NRA under fire: Organization weighs in on gun debate

The National Rifle Association fired back at criticism Thursday as CEO Wayne LaPierre came out fighting at Thursday's Conservative Political Action Conference, taking aim at gun control advocates.

"They hate the NRA. They hate the 2nd Amendment. They hate individual freedom," said LaPierre, "Now some people are calling for a new list of anyone, anyone who has sought mental health care, to deny them their Second Amendment rights."

The high school shooting in Parkland, Florida February 14th has put the NRA in the crosshairs of the national debate.

Professor Eric Schickler, Chair Of The UC Berkeley Political Science Department, says the NRA transitioned from a hunting and gun enthusiasts club to a powerful political lobbying group in the 1970's and 80's.

"It's really only been in the last few decades that the NRA became this kind of force," said Schickler.

He said one reason is politicians fear being targeted by the powerful NRA lobby group and losing NRA members' votes. 

Schickler also says it's important to note that the NRA receives funding from gun manufacturers, which might influence the group's political positions.

"There's an argument to be made that the reason the NRA is so uncompromising is because of that constituency," said Schickler, "If you look at survey data, there are a number of issues where NRA members themselves would be willing to compromise or support modest gun control measures at least but the organization as a whole is opposed it." 

President Trump voiced support of the NRA Thursday.

"The NRA wants to do the right thing. I've spoken to them often in the last two days," said President Trump, whose goal of arming teachers in schools has the NRA's support.

"To stop a bad guy with a gun, it takes a good guy with a gun," said Lapierre.

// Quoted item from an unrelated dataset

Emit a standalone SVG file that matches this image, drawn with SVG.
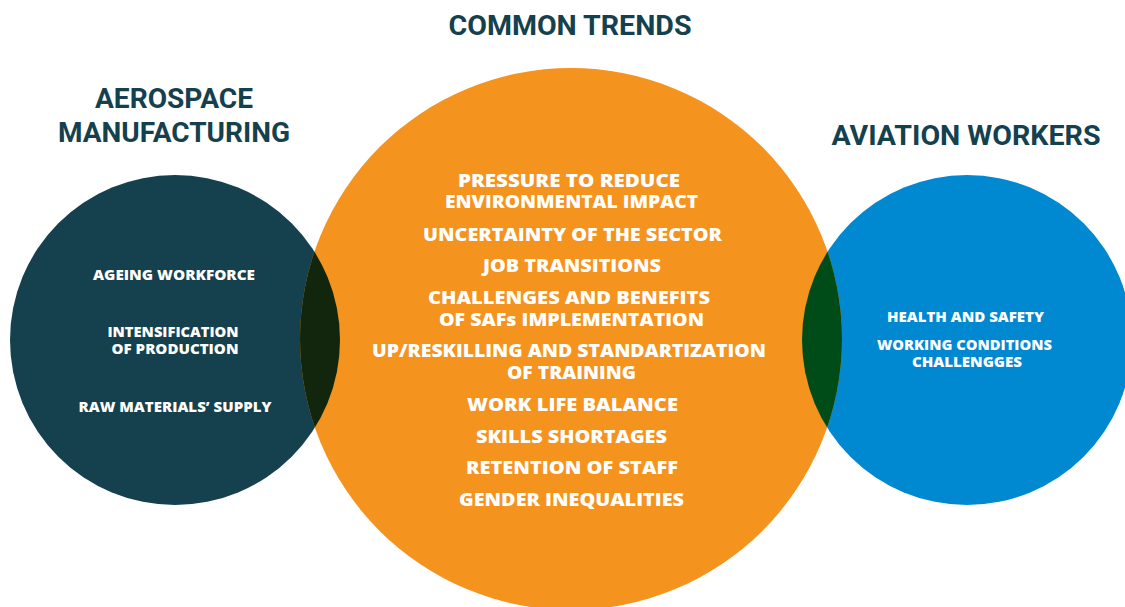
<svg xmlns="http://www.w3.org/2000/svg" width="1125" height="607" viewBox="0 0 1125 607">
<style>
.title{font-family:Roboto,"Liberation Sans",sans-serif;font-weight:700;font-size:27px;fill:#15404d;text-anchor:middle}
.t{font-family:"Open Sans","Liberation Sans",sans-serif;font-weight:800;fill:#ffffff;text-anchor:middle}
.s{font-size:13.5px}
.m{font-size:17px}
</style>
<defs>
<clipPath id="clipOrange"><circle cx="571" cy="339" r="271"/></clipPath>
</defs>
<rect width="1125" height="607" fill="#ffffff"/>
<g id="aerospace-manufacturing">
<circle cx="175" cy="340" r="165" fill="#15404d"/>
</g>
<g id="aviation-workers">
<circle cx="967" cy="340" r="165" fill="#0088d1"/>
</g>
<g id="common-trends">
<circle cx="571" cy="339" r="271" fill="#f5931f"/>
</g>
<g id="overlaps" clip-path="url(#clipOrange)">
<circle cx="175" cy="340" r="165" fill="#12260d"/>
<circle cx="967" cy="340" r="165" fill="#004c18"/>
</g>
<g id="connectors"></g>
<g id="titles">
<text class="title" x="174" y="108" textLength="158" lengthAdjust="spacingAndGlyphs">AEROSPACE</text>
<text class="title" x="174" y="142" textLength="232" lengthAdjust="spacingAndGlyphs">MANUFACTURING</text>
<text class="title" x="570" y="35" textLength="243" lengthAdjust="spacingAndGlyphs">COMMON TRENDS</text>
<text class="title" x="966" y="145" textLength="269" lengthAdjust="spacingAndGlyphs">AVIATION WORKERS</text>
</g>
<g id="left-texts">
<text class="t s" x="174" y="280" textLength="162" lengthAdjust="spacingAndGlyphs">AGEING WORKFORCE</text>
<text class="t s" x="173" y="337" textLength="131" lengthAdjust="spacingAndGlyphs">INTENSIFICATION</text>
<text class="t s" x="175" y="354" textLength="127" lengthAdjust="spacingAndGlyphs">OF PRODUCTION</text>
<text class="t s" x="175" y="412" textLength="193" lengthAdjust="spacingAndGlyphs">RAW MATERIALS’ SUPPLY</text>
</g>
<g id="center-texts">
<text class="t m" x="569" y="187" textLength="222" lengthAdjust="spacingAndGlyphs">PRESSURE TO REDUCE</text>
<text class="t m" x="571.5" y="208" textLength="253" lengthAdjust="spacingAndGlyphs">ENVIRONMENTAL IMPACT</text>
<text class="t m" x="572.5" y="241" textLength="299" lengthAdjust="spacingAndGlyphs">UNCERTAINTY OF THE SECTOR</text>
<text class="t m" x="572" y="272" textLength="178" lengthAdjust="spacingAndGlyphs">JOB TRANSITIONS</text>
<text class="t m" x="569" y="304" textLength="282" lengthAdjust="spacingAndGlyphs">CHALLENGES AND BENEFITS</text>
<text class="t m" x="571.5" y="326" textLength="265" lengthAdjust="spacingAndGlyphs">OF SAFs IMPLEMENTATION</text>
<text class="t m" x="569" y="357" textLength="394" lengthAdjust="spacingAndGlyphs">UP/RESKILLING AND STANDARTIZATION</text>
<text class="t m" x="571.5" y="379" textLength="129" lengthAdjust="spacingAndGlyphs">OF TRAINING</text>
<text class="t m" x="572.5" y="411" textLength="211" lengthAdjust="spacingAndGlyphs">WORK LIFE BALANCE</text>
<text class="t m" x="571.5" y="443" textLength="191" lengthAdjust="spacingAndGlyphs">SKILLS SHORTAGES</text>
<text class="t m" x="572" y="474" textLength="212" lengthAdjust="spacingAndGlyphs">RETENTION OF STAFF</text>
<text class="t m" x="571.5" y="506" textLength="225" lengthAdjust="spacingAndGlyphs">GENDER INEQUALITIES</text>
</g>
<g id="right-texts">
<text class="t s" x="965.5" y="322" textLength="157" lengthAdjust="spacingAndGlyphs">HEALTH AND SAFETY</text>
<text class="t s" x="964.5" y="350" textLength="175" lengthAdjust="spacingAndGlyphs">WORKING CONDITIONS</text>
<text class="t s" x="967" y="367" textLength="110" lengthAdjust="spacingAndGlyphs">CHALLENGGES</text>
</g>
</svg>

Many politicians, however, are being forced to weigh the potential cost at the ballot box of receiving NRA donations in the wake of the Florida shootings and a passionate call for action by many of the victims' families and students.

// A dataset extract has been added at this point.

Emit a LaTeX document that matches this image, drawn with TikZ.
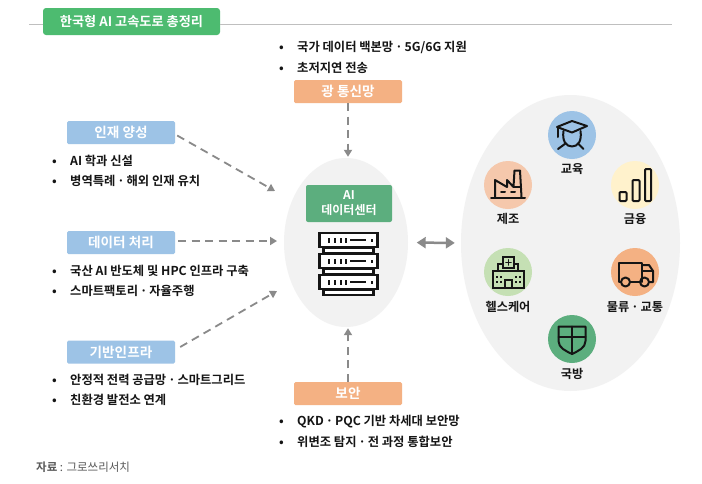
\documentclass[tikz,border=0pt]{standalone}
\usepackage{fontspec}
\setmainfont{Noto Sans CJK KR}[BoldFont={Noto Sans CJK KR Bold}]
\usetikzlibrary{arrows.meta,shapes.geometric}
\definecolor{titlegreen}{HTML}{4DBB70}
\definecolor{dcgreen}{HTML}{5CAE7E}
\definecolor{lblue}{HTML}{9DC3E6}
\definecolor{lorange}{HTML}{F4B183}
\definecolor{cpeach}{HTML}{F5C8AC}
\definecolor{cyellow}{HTML}{FFF2CC}
\definecolor{cgreen}{HTML}{C5E0B4}
\definecolor{blobgray}{HTML}{F2F2F2}
\definecolor{arrowgray}{HTML}{8A8A8A}
\definecolor{ink}{HTML}{151515}
\tikzset{
  lbl/.style={rounded corners=1.5pt,minimum width=108pt,minimum height=23pt,inner sep=0pt,text=white,font=\fontsize{13.6}{15}\selectfont\bfseries},
  blue lbl/.style={lbl,fill=lblue},
  orange lbl/.style={lbl,fill=lorange},
  item/.style={anchor=west,inner sep=0pt,text=ink,yshift=-0.8pt,font=\fontsize{12.3}{14}\selectfont\bfseries},
  dasharrow/.style={draw=arrowgray,line width=1.8pt,dash pattern=on 8pt off 5.5pt,-{Triangle[length=7pt,width=8pt]}},
  iconc/.style={circle,minimum size=48pt,inner sep=0pt},
  caption/.style={inner sep=0pt,text=ink,yshift=-0.8pt,font=\fontsize{12.2}{14}\selectfont\bfseries},
  icon/.style={draw=ink,line width=2pt,line join=round,line cap=round},
}
\newcommand{\bulitem}[1]{\makebox[18pt][l]{•}#1}
\newcommand{\mdot}{\hspace{.16em}·\hspace{.16em}}
\begin{document}
\begin{tikzpicture}[x=1pt,y=-1pt]
\useasboundingbox (0,0) rectangle (702,483);
\fill[white] (0,0) rectangle (702,483);
% title
\coordinate (ruleL) at (29,24);
\coordinate (ruleR) at (672,24);
\node[fill=titlegreen,rounded corners=3pt,minimum width=177pt,minimum height=27pt,inner sep=0pt,text=white,font=\fontsize{13.2}{15}\selectfont\bfseries] (title) at (131.5,21.5) {한국형 AI 고속도로 총정리};
\draw[draw=black!25,line width=0.7pt] (ruleL) -- (title.west |- ruleL);
\draw[draw=black!25,line width=0.7pt] (title.east |- ruleR) -- (ruleR);
% blobs
\node[ellipse,fill=blobgray,minimum width=124pt,minimum height=169pt,inner sep=0pt] (center) at (346,242.5) {};
\node[ellipse,fill=blobgray,minimum width=219pt,minimum height=296pt,inner sep=0pt] (right) at (570.5,243) {};
% labels
\node[blue lbl] (talent) at (121,132.5) {인재 양성};
\node[blue lbl] (data) at (121,242.5) {데이터 처리};
\node[blue lbl] (infra) at (121,352) {기반인프라};
\node[orange lbl] (optic) at (348,91.5) {광 통신망};
\node[orange lbl] (sec) at (348,393.5) {보안};
% AI box
\node[fill=dcgreen,rounded corners=2pt,minimum width=86pt,minimum height=37pt,inner sep=0pt,text=white,align=center,font=\fontsize{12}{15}\selectfont\bfseries] (dc) at (349,203.5) {AI\\데이터센터};
% bullet lists
\node[item] (t1) at (52,160) {\bulitem{AI 학과 신설}};
\node[item] (t2) at (52,180) {\bulitem{병역특례\mdot 해외 인재 유치}};
\node[item] (d1) at (52,270) {\bulitem{국산 AI 반도체 및 HPC 인프라 구축}};
\node[item] (d2) at (52,290) {\bulitem{스마트팩토리\mdot 자율주행}};
\node[item] (i1) at (52,379) {\bulitem{안정적 전력 공급망\mdot 스마트그리드}};
\node[item] (i2) at (52,399) {\bulitem{친환경 발전소 연계}};
\node[item] (o1) at (279,47) {\bulitem{국가 데이터 백본망\mdot 5G/6G 지원}};
\node[item] (o2) at (279,67) {\bulitem{초저지연 전송}};
\node[item] (s1) at (279,421) {\bulitem{QKD\mdot PQC 기반 차세대 보안망}};
\node[item] (s2) at (279,441) {\bulitem{위변조 탐지\mdot 전 과정 통합보안}};
\node[anchor=west,inner sep=0pt,text=black!65,font=\fontsize{11.5}{13}\selectfont] (src) at (36,467) {\textbf{자료} : 그로쓰리서치};
% connectors
\coordinate (a1) at (275,191);
\coordinate (a2) at (277,241);
\coordinate (a3) at (277,291);
\coordinate (s1a) at ([shift={(2,3)}]talent.east);
\coordinate (s2a) at (178,241);
\coordinate (s3a) at ([shift={(5,-5)}]infra.east);
\draw[dasharrow] (s1a) -- (a1);
\draw[dasharrow] (s2a) -- (a2);
\draw[dasharrow] (s3a) -- (a3);
\draw[dasharrow,shorten >=1pt] (optic.south) -- (optic.south |- center.north);
\draw[dasharrow,shorten >=1pt] (sec.north) -- (sec.north |- center.south);
\draw[draw=arrowgray,line width=2.5pt,{Triangle[length=9pt,width=11pt]}-{Triangle[length=9pt,width=11pt]},shorten <=8.5pt,shorten >=6pt] (center.east) -- (right.west);
% server icon
\foreach \yy in {232,253,274}{
  \draw[draw=ink,line width=2.2pt,fill=white] (323.5,\yy+16) rectangle (373.5,\yy+21);
  \draw[draw=ink,line width=2.8pt,fill=white] (319.4,\yy+1) rectangle (377.6,\yy+15);
  \foreach \xx in {329,335,341,346}{\fill[ink] (\xx-1.1,\yy+5.5) rectangle (\xx+1.1,\yy+10.5);}
  \draw[draw=ink,line width=2pt] (350,\yy+8) -- (366,\yy+8);
  \fill[ink] (370.5,\yy+6.5) rectangle (373.2,\yy+9.5);
}
% icon circles
\node[iconc,fill=lblue] (edu) at (572,135) {};
\node[iconc,fill=cpeach] (mfg) at (508,185) {};
\node[iconc,fill=cyellow] (fin) at (635,185) {};
\node[iconc,fill=cgreen] (hlt) at (508,272) {};
\node[iconc,fill=lorange] (log) at (635,272) {};
\node[iconc,fill=dcgreen] (def) at (572,339) {};
\node[caption] (edul) at (572,168) {교육};
\node[caption] (mfgl) at (508,218) {제조};
\node[caption] (finl) at (635,218) {금융};
\node[caption] (hltl) at (508,306) {헬스케어};
\node[caption] (logl) at (635,306) {물류\mdot 교통};
\node[caption] (defl) at (572,373) {국방};
% education icon
\draw[icon] (557,127) -- (572,121) -- (587,126) -- (572,132.5) -- cycle;
\draw[icon] (558,127) -- (558,137);
\draw[icon] (563.5,131) .. controls (562,141) and (566,146.5) .. (572,146.5) .. controls (578,146.5) and (582,141) .. (580.5,131);
\draw[icon] (558,149) -- (565.5,143.5);
\draw[icon] (583.5,149) -- (578,143.5);
% factory icon
\draw[icon] (491,197.5) -- (525,197.5);
\draw[icon] (495,197) -- (495,180) -- (507,187) -- (507,180) -- (513.5,187) -- (514.5,170.5) -- (520,170.5) -- (521.5,197);
\draw[icon] (513.5,187) -- (521,187);
\draw[icon] (501,192) -- (505,192);
\draw[icon] (511,192) -- (515,192);
% finance icon
\draw[icon,rounded corners=1pt] (619.5,192) rectangle (626.5,201);
\draw[icon,rounded corners=1pt] (632.5,180) rectangle (639.5,201);
\draw[icon,rounded corners=1pt] (645,169) rectangle (651,201);
% healthcare icon
\draw[icon,line join=miter] (492.5,271) rectangle (523.5,288);
\draw[icon,line join=miter] (498,270.5) -- (498,263.5) -- (503,263.5) (514,263.5) -- (518,263.5) -- (518,270.5);
\draw[icon,line join=miter] (503,257) rectangle (514,268);
\draw[icon,line width=1.6pt] (508.5,259.8) -- (508.5,265) (506,262.4) -- (511,262.4);
\draw[icon,line join=miter] (505,288) -- (505,280) -- (512,280) -- (512,288);
\foreach \xx in {497,501,516,520}{\foreach \yy in {277,282}{\fill[ink] (\xx-1.1,\yy-1.1) rectangle (\xx+1.1,\yy+1.1);}}
% truck icon
\draw[icon] (620,282) -- (618.5,282) -- (618.5,262.5) -- (642,262.5) -- (642,282);
\draw[icon] (642,265) -- (649,265) -- (653,271) -- (653,282) -- (650,282);
\draw[icon] (642,271) -- (653,271);
\draw[icon] (631,282) -- (639,282);
\draw[icon] (625.5,282) circle (4.5pt);
\draw[icon] (644.5,282) circle (4.5pt);
% shield icon
\draw[icon] (558.5,326.5) -- (585.5,326.5) -- (585.5,341) .. controls (585.5,348) and (578,351) .. (572,354) .. controls (566,351) and (558.5,348) .. (558.5,341) -- cycle;
\draw[icon] (572,326.5) -- (572,354) (558.5,337) -- (585.5,337);
\end{tikzpicture}
\end{document}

Florida Republican Senator Marco Rubio was confronted Wednesday night by the father of one of the victims.

"Your comments this week and those of our president have been pathetically weak," said the father at a CNN town hall event.

Democratic Senate leader Chuck Schumer also criticized the NRA and Republicans saying, "In the past, even after horrible shootings and empathetic words, President Trump and Congressional Republicans have toed the NRA line."

NRA CEO LaPierre accuses Democrats of unfairly politicizing the Florida shooting.

President Trump did part ways with the NRA on one item, a call to change the minimum age for buying a rifle or handgun from 18 to 21.

Professor Schickler says it's likely the only way to see significant changes in the law, however, is if politicians see a benefit at the ballot box for supporting the Florida students and gun control advocates and opposing the NRA.